Well, your suggested fix worked great as long as I was doing a single multinomial observation.

But for some reason, looping over a series of such observations (my ultimate use case – I want to model Likert responses from a large set of variables) seems to give a stackoverflow error.

MWE:

using Turing

@model function test(x)
    counts = sum(x; dims=1)
    J, N = size(x)

    y ~ filldist(Dirichlet(J, 1), N)

    for i in 1:N
        x[:, i] ~ Multinomial(counts[i], y[:, i])
    end

end

responses = [sample(10:25) for i in 1:5, j in 1:3]

m1 = sample(test(responses), HMC(0.01, 10), 1000)

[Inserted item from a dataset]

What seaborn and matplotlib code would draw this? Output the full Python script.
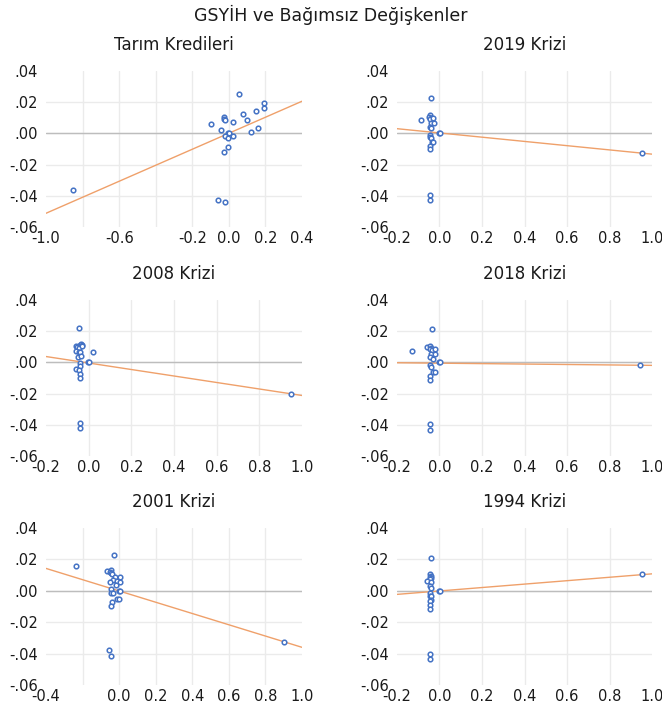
import numpy as np
import pandas as pd
import matplotlib
matplotlib.use("Agg")
import matplotlib.pyplot as plt
import seaborn as sns

# panel titles
titles = ["Tarım Kredileri", "2019 Krizi", "2008 Krizi", "2018 Krizi", "2001 Krizi", "1994 Krizi"]

# points
tarim_x = [-0.854, 0.058, 0.193, 0.193, 0.150, 0.077, 0.099, 0.024, -0.024, -0.024, -0.022, -0.095,
           -0.042, 0.162, 0.120, -0.005, 0.002, -0.022, 0.022, -0.005, -0.007, -0.024, -0.057, -0.022]
tarim_y = [-0.0366, 0.0250, 0.0195, 0.0163, 0.0141, 0.0126, 0.0084, 0.0075, 0.0105, 0.0094, 0.0086, 0.0058,
           0.0019, 0.0032, 0.0006, 0.0002, 0.0000, -0.0015, -0.0015, -0.0030, -0.0086, -0.0120, -0.0426, -0.0441]

k2019_x = [-0.042, -0.086, -0.045, -0.049, -0.042, -0.035, -0.045, -0.030, -0.038, -0.027, -0.045, -0.038,
           -0.003, 0.002, -0.045, -0.045, -0.042, -0.035, -0.030, -0.045, -0.045, -0.045, -0.045, 0.954]
k2019_y = [0.0224, 0.0084, 0.0116, 0.0108, 0.0101, 0.0095, 0.0090, 0.0097, 0.0069, 0.0065, 0.0043, 0.0034,
           0.0000, 0.0000, -0.0009, -0.0022, -0.0028, -0.0052, -0.0052, -0.0080, -0.0103, -0.0394, -0.0428, -0.0127]

k2008_x = [-0.047, -0.060, -0.053, -0.041, -0.038, -0.033, -0.044, -0.031, -0.060, -0.047, -0.041, 0.022,
           -0.052, -0.036, -0.002, 0.001, -0.041, -0.041, -0.058, -0.047, -0.041, -0.041, -0.041, -0.041, 0.948]
k2008_y = [0.0223, 0.0102, 0.0098, 0.0111, 0.0119, 0.0111, 0.0094, 0.0106, 0.0070, 0.0066, 0.0066, 0.0066,
           0.0036, 0.0043, 0.0000, 0.0000, -0.0004, -0.0021, -0.0043, -0.0049, -0.0077, -0.0102, -0.0389, -0.0423, -0.0200]

k2018_x = [-0.036, -0.131, -0.058, -0.047, -0.042, -0.045, -0.034, -0.022, -0.039, -0.023, -0.045, -0.031,
           -0.002, 0.001, -0.045, -0.042, -0.031, -0.020, -0.045, -0.045, -0.047, -0.045, 0.942]
k2018_y = [0.0211, 0.0070, 0.0099, 0.0108, 0.0095, 0.0087, 0.0082, 0.0087, 0.0055, 0.0055, 0.0032, 0.0023,
           0.0000, 0.0000, -0.0019, -0.0032, -0.0061, -0.0059, -0.0087, -0.0112, -0.0397, -0.0431, -0.0017]

k2001_x = [-0.235, -0.026, -0.064, -0.046, -0.049, -0.044, -0.040, -0.022, 0.005, -0.035, -0.049, -0.009, 0.005,
           -0.018, -0.044, -0.002, 0.002, -0.044, -0.031, -0.013, 0.000, -0.040, -0.044, -0.053, -0.044, 0.903]
k2001_y = [0.0155, 0.0226, 0.0126, 0.0130, 0.0119, 0.0113, 0.0109, 0.0091, 0.0087, 0.0070, 0.0053, 0.0062, 0.0057,
           0.0034, 0.0009, 0.0000, 0.0000, -0.0013, -0.0015, -0.0053, -0.0053, -0.0072, -0.0094, -0.0377, -0.0415, -0.0328]

k1994_x = [-0.042, -0.045, -0.042, -0.047, -0.038, -0.045, -0.058, -0.038, -0.045, -0.039, -0.002,
           0.001, -0.045, -0.045, -0.039, -0.042, -0.045, -0.045, -0.045, -0.045, -0.045, 0.953]
k1994_y = [0.0210, 0.0106, 0.0095, 0.0087, 0.0081, 0.0074, 0.0061, 0.0053, 0.0032, 0.0021, 0.0000,
           0.0000, -0.0015, -0.0034, -0.0036, -0.0061, -0.0064, -0.0093, -0.0117, -0.0403, -0.0436, 0.0104]

# fitted lines (slope, intercept)
fit_slope = [0.0513, -0.0136, -0.0208, -0.0014, -0.0359, 0.0109]
fit_intercept = [0.0001, 0.0003, -0.0004, -0.0005, -0.0001, -0.0001]

# x ranges and which x ticks carry labels
x_limits = [(-1.0, 0.4), (-0.2, 1.0), (-0.2, 1.0), (-0.2, 1.0), (-0.4, 1.0), (-0.2, 1.0)]
x_labels = [[-1.0, -0.6, -0.2, 0.0, 0.2, 0.4],
            [-0.2, 0.0, 0.2, 0.4, 0.6, 0.8, 1.0],
            [-0.2, 0.0, 0.2, 0.4, 0.6, 0.8, 1.0],
            [-0.2, 0.0, 0.2, 0.4, 0.6, 0.8, 1.0],
            [-0.4, 0.0, 0.2, 0.4, 0.6, 0.8, 1.0],
            [-0.2, 0.0, 0.2, 0.4, 0.6, 0.8, 1.0]]
y_ticks = [-0.06, -0.04, -0.02, 0.00, 0.02, 0.04]

xs = [tarim_x, k2019_x, k2008_x, k2018_x, k2001_x, k1994_x]
ys = [tarim_y, k2019_y, k2008_y, k2018_y, k2001_y, k1994_y]

sns.set_style("white")
plt.rcParams['font.family'] = ['DejaVu Sans']

fig = plt.figure(figsize=(6.62, 7.05), dpi=100)

W, H = 662, 705
col_left = [46, 397]
col_width = [256, 255]
row_top = [71, 300, 528]
row_bottom = [227, 456, 685]

for i in range(6):
    r, c = divmod(i, 2)
    left = col_left[c] / W
    bottom = (H - row_bottom[r]) / H
    ax = fig.add_axes([left, bottom, col_width[c] / W, (row_bottom[r] - row_top[r]) / H])

    df = pd.DataFrame({'x': xs[i], 'y': ys[i]})
    lo, hi = x_limits[i]
    line_x = np.array([lo, hi])
    line_df = pd.DataFrame({'x': line_x, 'y': fit_intercept[i] + fit_slope[i] * line_x})

    ax.axhline(0, color='#BDBDBD', lw=1.0, zorder=1)
    sns.lineplot(data=line_df, x='x', y='y', ax=ax, color='#EFA06A', lw=1.0, zorder=2)
    sns.scatterplot(data=df, x='x', y='y', ax=ax, marker='o', s=11, facecolor='white',
                    edgecolor='#4472C4', linewidth=1.1, zorder=3)

    ax.set_xlim(lo, hi)
    ax.set_ylim(-0.06, 0.04)
    ticks = np.round(np.arange(lo, hi + 0.001, 0.2), 1)
    ax.set_xticks(ticks)
    ax.set_xticklabels([f"{t:.1f}".replace("-0.0", "0.0") if any(abs(t - v) < 1e-6 for v in x_labels[i]) else ""
                        for t in ticks])
    ax.set_yticks(y_ticks)
    ax.set_yticklabels([f"{v:.2f}".replace("0.", ".") for v in y_ticks])

    ax.grid(True, color='#EBEBEB', lw=1.0)
    ax.set_axisbelow(True)
    # no gridlines on the frame edges
    for gl in [ax.get_xgridlines()[0], ax.get_xgridlines()[-1],
               ax.get_ygridlines()[0], ax.get_ygridlines()[-1]]:
        gl.set_visible(False)

    sns.despine(ax=ax, left=True, bottom=True)
    ax.tick_params(axis='both', length=0, labelsize=10.5, colors='#1a1a1a')
    ax.tick_params(axis='x', pad=3)
    ax.tick_params(axis='y', pad=6)
    ax.set_xlabel("")
    ax.set_ylabel("")
    ax.set_title(titles[i], fontsize=12, pad=15, color='#1a1a1a')

fig.suptitle("GSYİH ve Bağımsız Değişkenler", fontsize=12.5, y=1 - 15 / H, va='center', color='#1a1a1a')

fig.savefig("out.png", dpi=100)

ERROR: StackOverflowError:
Stacktrace:
     [1] Array
       @ ./boot.jl:479 [inlined]
     [2] Array
       @ ./boot.jl:487 [inlined]
     [3] similar
       @ ./array.jl:421 [inlined]
     [4] _simplex_bijector
       @ ~/.julia/packages/Bijectors/gR4QV/src/bijectors/simplex.jl:22 [inlined]
     [5] transform
       @ ~/.julia/packages/Bijectors/gR4QV/src/bijectors/simplex.jl:16 [inlined]
     [6] with_logabsdet_jacobian(b::Bijectors.SimplexBijector, x::Matrix{Float64})
       @ Bijectors ~/.julia/packages/Bijectors/gR4QV/src/bijectors/simplex.jl:14
     [7] logabsdetjac(b::Bijectors.SimplexBijector, x::Matrix{Float64})
       @ Bijectors ~/.julia/packages/Bijectors/gR4QV/src/interface.jl:119
--- the last 2 lines are repeated 39989 more times ---
 [79986] with_logabsdet_jacobian(b::Bijectors.SimplexBijector, x::Matrix{Float64})
       @ Bijectors ~/.julia/packages/Bijectors/gR4QV/src/bijectors/simplex.jl:14

The error code suggests a possible issue somewhere in the bijector calculation. And indeed, I can run the model just fine if I use metropolis-hastings.

It appears to be something specific to slicing the array of observations and/or counts. If I reduce the example further to:

@model function test(x)
    counts = vec(sum(x; dims=1))
    J, N = size(x)

    y ~ filldist(Dirichlet(J, 1), N)

    x[:, 1] ~ Multinomial(counts[1], y[:, 1])
end

responses = [sample(10:25) for i in 1:5, j in 1:3]

m1 = sample(test(responses), HMC(0.01, 10), 1000)

I get the same error.

I thought I’d post here again before submitting a report on github, just in case I’m doing something known wrong in my code.